Music Feature

Esperanza Spalding Gets Educational: a review of her new single "Black Gold"

by Ryan O'Connell
Don't look now Bieber fans, Esperanza Spalding is back!

What to make of this little firecracker with the giant afro and wicked bass playing? When Esperanza Spalding walks on stage or comes across your radio, it’s hard to know exactly what is going to happen. The title of her new single “Black Gold” is a hint though. Ms. Spalding is going historical on the world. And she’s doing it with equal parts sly soul, smooth jazz and all around block party goodness.

You remember Ms. Spalding don’t you? I’m sure Justin Bieber fans do. They took to Twitter with a vengeance after her surprise win at last year’s Grammy Awards, taking home the Best New Artist award that according to the majority of teenage girls out there rightfully belonged to The Biebs. But they were wrong. Listen to Questlove kids. He knew what was up. Talking to the Village Voice after Spalding’s surprise win, Questlove said “Man. I felt like I won. When they announced her, the collective gasp in the room...us, B.o.B, Janelle [Monae] just stood up and said, ‘HOLY SHIT! Really?’ That was the greatest moment ever.” In the days following the Grammys Questlove was one of many artists who took to Twitter, denouncing the venom coming from the malls of America and praising Spalding on her win, proclaiming how happy he was that the secret of Esperanza Spalding was out. Last summer Spalding played the Roots’ Picnic in Philadelphia, backed by the very own Legendary Roots Crew themselves.

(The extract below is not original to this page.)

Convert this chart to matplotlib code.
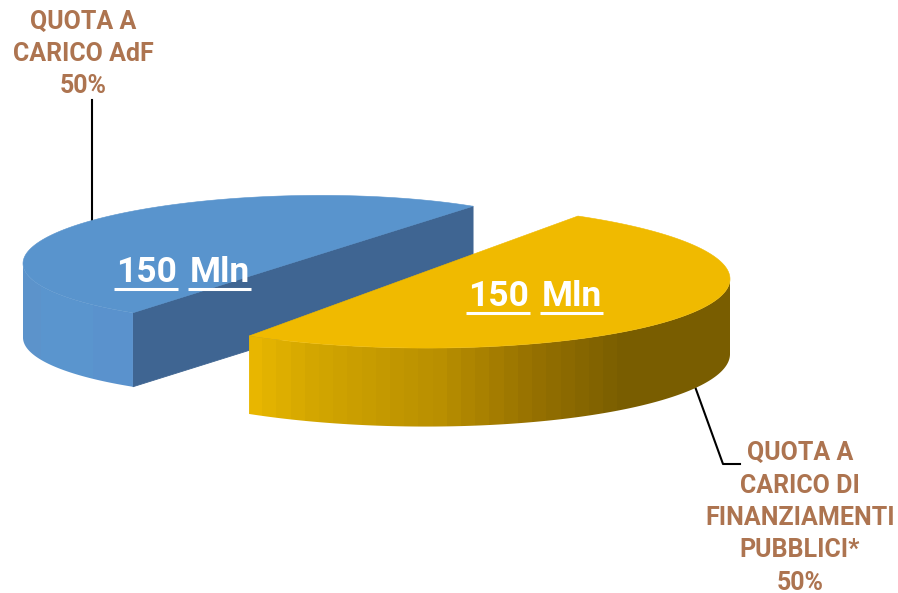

On February 1st, the start of Black History Month, Spalding dropped “Black Gold,” a song off of her upcoming album Radio Music Society, an album that aims to introduce her to a wider audience with a little less jazz and a little more pop. The song is delightful in the way that soup on a chilly winter day is delightful or cold lemonade on a sizzling summer day hits the spot. Oh it’s smooth baby. It’s funk so succinctly in the pocket that you can’t help but groove when listening to it. Spalding has (hopefully only) briefly put aside the acoustic bass, trading it for an electric and weaves her silky vocals in and out of those of her partner in crime on the tune, singer Algebra Blessett.

Lyrically “Black Gold” is a reminder about the glory of Africa and the dynamic history that the continent has. It’s a positive tune and at one point Spalding sings “Think of all the strength you have in you/ from the blood you carry within you/ Ancient Man/ Powerful Man/ Builders of civilization.” Spalding also released a video for the song, featuring her drummer and collaborator Otis Brown III teaching his two young boys a much longer and more meaningful history of Africa than the one they learned in school that day. For Brown, it’s not good enough for his sons to simply know that Africa has 86 countries of the continent. He wants them to know about the arts that came from there and the origins of democracy, science and math that were birthed on its soil. Outside, Spalding and her band play what looks like the most polite block party ever and are soon joined by Brown and his sons as the crowd breaks into a sing-a-long.

Spalding issued a statement with the release of the song and video, in which she says that the goal of “Black Gold” was “to address the part of our heritage spanning back to pre-colonial Africa and the elements of Black pride that draw from our connection to our ancestors in their own land.” But through her music and the song “Black Gold” Spalding issued another statement- she’s the real deal- a creator of easily accessible jazz/funk with a soaring voice and tremendous grace.

Radio Music Society is scheduled for release on March 20nd on the record label Heads Up International.